◆ EXERCISE ◆
Below are entries; repeat exactly, and nothing else, the lines from the one holding "Clone this chart in Chart.js." through the one holding "const yTitle = 'Szálláshelyek száma';", inclusive. Leave the pictures out.

[Records with drawing code]
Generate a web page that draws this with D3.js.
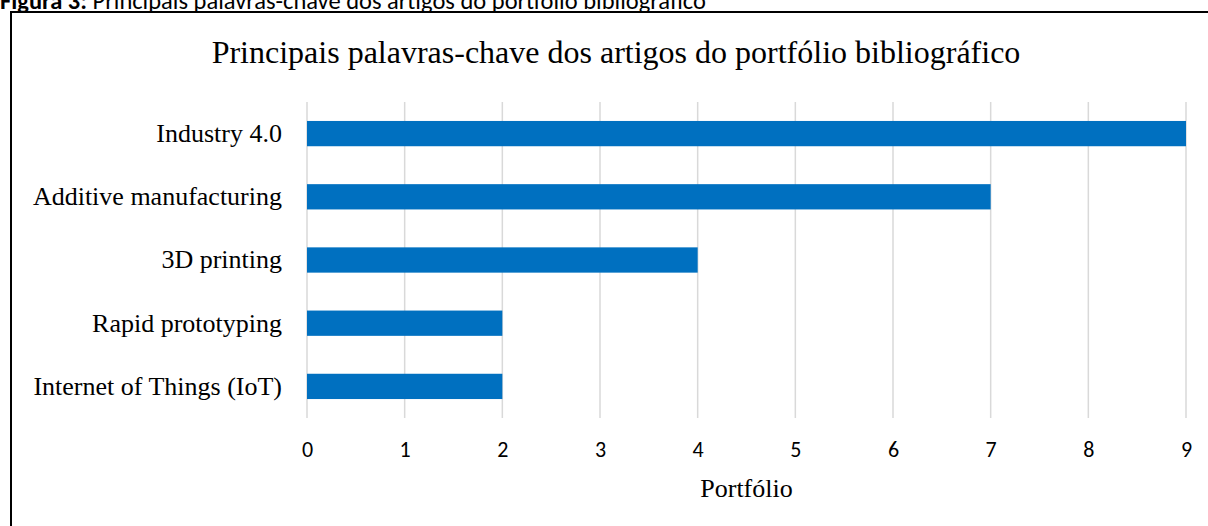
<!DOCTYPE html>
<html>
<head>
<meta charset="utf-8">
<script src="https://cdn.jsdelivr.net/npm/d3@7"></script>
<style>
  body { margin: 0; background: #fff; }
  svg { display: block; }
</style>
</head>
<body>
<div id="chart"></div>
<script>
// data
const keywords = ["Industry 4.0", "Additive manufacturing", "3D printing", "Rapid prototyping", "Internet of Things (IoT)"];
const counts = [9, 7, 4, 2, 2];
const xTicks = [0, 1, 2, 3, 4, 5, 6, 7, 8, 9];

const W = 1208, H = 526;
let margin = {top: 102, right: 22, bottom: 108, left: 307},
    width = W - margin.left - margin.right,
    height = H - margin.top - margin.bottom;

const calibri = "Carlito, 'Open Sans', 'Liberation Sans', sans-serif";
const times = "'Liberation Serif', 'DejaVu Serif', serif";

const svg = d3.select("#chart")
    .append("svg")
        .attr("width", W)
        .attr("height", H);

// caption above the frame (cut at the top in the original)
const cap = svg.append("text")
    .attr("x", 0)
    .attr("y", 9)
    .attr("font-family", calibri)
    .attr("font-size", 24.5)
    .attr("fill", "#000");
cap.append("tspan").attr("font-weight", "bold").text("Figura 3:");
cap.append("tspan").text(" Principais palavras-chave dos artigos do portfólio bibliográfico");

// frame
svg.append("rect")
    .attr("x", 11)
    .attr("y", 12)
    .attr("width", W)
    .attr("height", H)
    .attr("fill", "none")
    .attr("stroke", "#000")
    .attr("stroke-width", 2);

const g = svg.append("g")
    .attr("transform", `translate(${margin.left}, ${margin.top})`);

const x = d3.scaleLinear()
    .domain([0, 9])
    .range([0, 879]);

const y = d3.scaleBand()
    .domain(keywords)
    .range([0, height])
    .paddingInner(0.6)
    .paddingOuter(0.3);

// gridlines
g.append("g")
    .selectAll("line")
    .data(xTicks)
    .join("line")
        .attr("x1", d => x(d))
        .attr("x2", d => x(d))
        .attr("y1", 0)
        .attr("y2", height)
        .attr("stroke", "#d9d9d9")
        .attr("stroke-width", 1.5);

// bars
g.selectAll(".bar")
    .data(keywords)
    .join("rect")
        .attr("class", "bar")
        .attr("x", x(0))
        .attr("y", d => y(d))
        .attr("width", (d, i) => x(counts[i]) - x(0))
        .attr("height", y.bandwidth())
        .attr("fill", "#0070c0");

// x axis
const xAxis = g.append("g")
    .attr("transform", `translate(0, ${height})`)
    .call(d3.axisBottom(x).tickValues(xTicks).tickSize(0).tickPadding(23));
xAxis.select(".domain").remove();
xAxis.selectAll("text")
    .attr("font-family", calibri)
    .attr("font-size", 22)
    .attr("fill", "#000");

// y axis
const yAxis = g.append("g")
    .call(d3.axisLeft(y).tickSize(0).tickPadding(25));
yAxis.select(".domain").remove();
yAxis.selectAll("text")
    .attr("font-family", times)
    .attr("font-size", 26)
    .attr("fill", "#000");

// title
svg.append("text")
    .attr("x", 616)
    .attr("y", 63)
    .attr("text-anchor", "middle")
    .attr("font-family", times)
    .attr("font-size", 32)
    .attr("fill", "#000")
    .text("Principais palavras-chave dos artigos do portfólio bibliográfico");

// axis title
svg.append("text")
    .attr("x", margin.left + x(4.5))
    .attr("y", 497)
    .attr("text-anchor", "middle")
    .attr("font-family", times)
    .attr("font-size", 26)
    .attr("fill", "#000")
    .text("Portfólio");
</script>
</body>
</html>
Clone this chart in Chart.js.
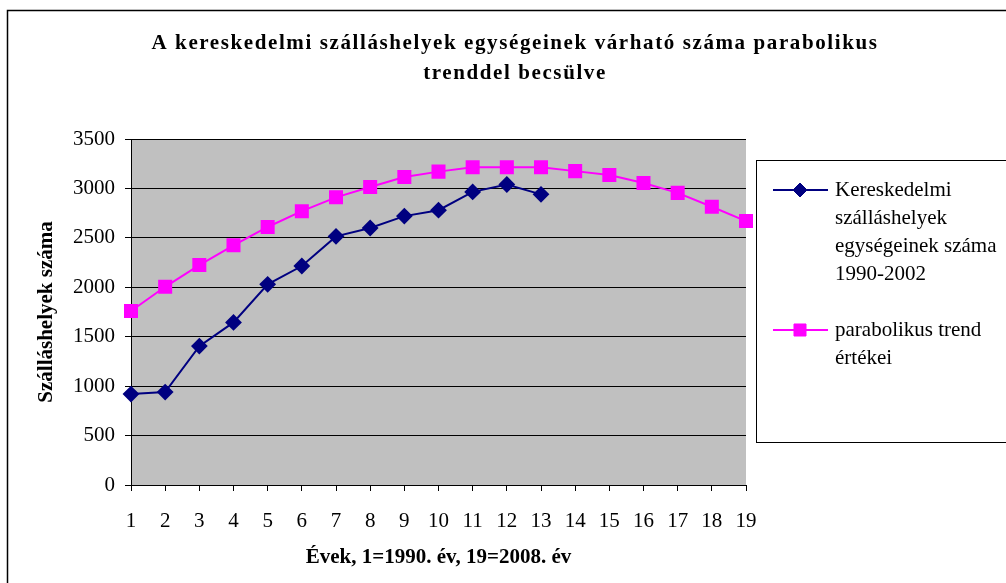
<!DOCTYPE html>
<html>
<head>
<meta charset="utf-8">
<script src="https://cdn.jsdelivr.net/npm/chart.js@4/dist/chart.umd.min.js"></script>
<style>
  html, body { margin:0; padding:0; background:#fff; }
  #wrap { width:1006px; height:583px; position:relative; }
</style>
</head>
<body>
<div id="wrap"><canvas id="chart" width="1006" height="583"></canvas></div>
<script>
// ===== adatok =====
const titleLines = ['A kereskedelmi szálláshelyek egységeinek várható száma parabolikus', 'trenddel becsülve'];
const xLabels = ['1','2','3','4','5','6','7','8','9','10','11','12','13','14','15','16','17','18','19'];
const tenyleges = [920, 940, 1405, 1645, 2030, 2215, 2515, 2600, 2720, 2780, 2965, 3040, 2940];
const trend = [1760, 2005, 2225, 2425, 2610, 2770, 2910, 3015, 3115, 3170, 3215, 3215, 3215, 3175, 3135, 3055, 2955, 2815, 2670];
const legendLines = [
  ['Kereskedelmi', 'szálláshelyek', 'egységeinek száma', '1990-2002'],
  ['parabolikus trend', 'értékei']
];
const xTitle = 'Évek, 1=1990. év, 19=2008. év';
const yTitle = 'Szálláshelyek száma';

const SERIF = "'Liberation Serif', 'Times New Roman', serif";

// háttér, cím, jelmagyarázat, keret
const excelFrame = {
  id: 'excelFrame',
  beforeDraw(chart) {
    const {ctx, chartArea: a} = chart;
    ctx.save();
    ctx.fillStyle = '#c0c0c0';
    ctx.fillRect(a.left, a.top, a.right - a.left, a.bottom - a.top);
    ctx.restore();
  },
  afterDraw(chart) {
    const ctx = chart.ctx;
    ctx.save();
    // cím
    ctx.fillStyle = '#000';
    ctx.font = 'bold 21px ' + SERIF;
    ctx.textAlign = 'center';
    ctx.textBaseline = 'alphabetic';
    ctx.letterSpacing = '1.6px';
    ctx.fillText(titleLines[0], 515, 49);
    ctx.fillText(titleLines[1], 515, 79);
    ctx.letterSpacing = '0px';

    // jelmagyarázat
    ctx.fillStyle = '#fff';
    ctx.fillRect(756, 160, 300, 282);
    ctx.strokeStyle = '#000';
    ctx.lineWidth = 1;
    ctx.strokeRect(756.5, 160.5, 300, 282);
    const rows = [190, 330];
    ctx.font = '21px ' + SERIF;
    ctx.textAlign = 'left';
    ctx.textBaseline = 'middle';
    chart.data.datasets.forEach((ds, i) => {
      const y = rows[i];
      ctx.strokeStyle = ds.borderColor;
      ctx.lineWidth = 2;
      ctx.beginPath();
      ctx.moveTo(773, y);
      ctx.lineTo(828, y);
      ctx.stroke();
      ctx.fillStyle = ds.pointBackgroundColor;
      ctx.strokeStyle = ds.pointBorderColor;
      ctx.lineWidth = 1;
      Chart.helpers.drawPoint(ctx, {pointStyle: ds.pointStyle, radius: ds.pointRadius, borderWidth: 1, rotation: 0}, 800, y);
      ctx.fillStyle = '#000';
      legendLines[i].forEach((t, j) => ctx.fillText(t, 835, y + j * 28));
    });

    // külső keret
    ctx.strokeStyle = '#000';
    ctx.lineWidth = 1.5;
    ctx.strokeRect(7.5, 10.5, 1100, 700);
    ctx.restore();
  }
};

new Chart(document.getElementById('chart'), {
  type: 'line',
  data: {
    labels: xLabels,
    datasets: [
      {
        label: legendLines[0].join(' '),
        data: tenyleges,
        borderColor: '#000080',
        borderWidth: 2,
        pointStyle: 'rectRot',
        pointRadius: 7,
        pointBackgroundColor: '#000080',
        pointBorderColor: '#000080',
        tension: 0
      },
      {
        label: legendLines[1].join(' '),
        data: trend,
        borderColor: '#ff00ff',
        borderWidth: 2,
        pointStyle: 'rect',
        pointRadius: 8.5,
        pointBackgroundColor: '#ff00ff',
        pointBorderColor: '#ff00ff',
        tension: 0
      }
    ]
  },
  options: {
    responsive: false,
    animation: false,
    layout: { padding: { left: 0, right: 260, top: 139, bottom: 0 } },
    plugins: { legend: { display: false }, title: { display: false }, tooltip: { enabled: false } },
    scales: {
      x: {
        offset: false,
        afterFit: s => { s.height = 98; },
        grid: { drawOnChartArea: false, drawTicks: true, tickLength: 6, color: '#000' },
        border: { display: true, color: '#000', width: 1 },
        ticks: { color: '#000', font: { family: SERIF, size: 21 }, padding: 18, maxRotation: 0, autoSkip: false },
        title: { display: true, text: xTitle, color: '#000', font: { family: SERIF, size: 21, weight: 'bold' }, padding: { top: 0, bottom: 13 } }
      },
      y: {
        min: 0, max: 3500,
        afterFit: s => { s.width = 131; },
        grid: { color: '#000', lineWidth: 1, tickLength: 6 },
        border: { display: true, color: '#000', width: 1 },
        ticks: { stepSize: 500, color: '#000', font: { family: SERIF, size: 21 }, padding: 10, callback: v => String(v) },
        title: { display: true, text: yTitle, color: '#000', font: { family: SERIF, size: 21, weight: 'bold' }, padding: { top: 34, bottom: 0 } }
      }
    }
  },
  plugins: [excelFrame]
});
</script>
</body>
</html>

◆ OUTPUT FOR THIS TASK ◆
Clone this chart in Chart.js.
<!DOCTYPE html>
<html>
<head>
<meta charset="utf-8">
<script src="https://cdn.jsdelivr.net/npm/chart.js@4/dist/chart.umd.min.js"></script>
<style>
  html, body { margin:0; padding:0; background:#fff; }
  #wrap { width:1006px; height:583px; position:relative; }
</style>
</head>
<body>
<div id="wrap"><canvas id="chart" width="1006" height="583"></canvas></div>
<script>
// ===== adatok =====
const titleLines = ['A kereskedelmi szálláshelyek egységeinek várható száma parabolikus', 'trenddel becsülve'];
const xLabels = ['1','2','3','4','5','6','7','8','9','10','11','12','13','14','15','16','17','18','19'];
const tenyleges = [920, 940, 1405, 1645, 2030, 2215, 2515, 2600, 2720, 2780, 2965, 3040, 2940];
const trend = [1760, 2005, 2225, 2425, 2610, 2770, 2910, 3015, 3115, 3170, 3215, 3215, 3215, 3175, 3135, 3055, 2955, 2815, 2670];
const legendLines = [
  ['Kereskedelmi', 'szálláshelyek', 'egységeinek száma', '1990-2002'],
  ['parabolikus trend', 'értékei']
];
const xTitle = 'Évek, 1=1990. év, 19=2008. év';
const yTitle = 'Szálláshelyek száma';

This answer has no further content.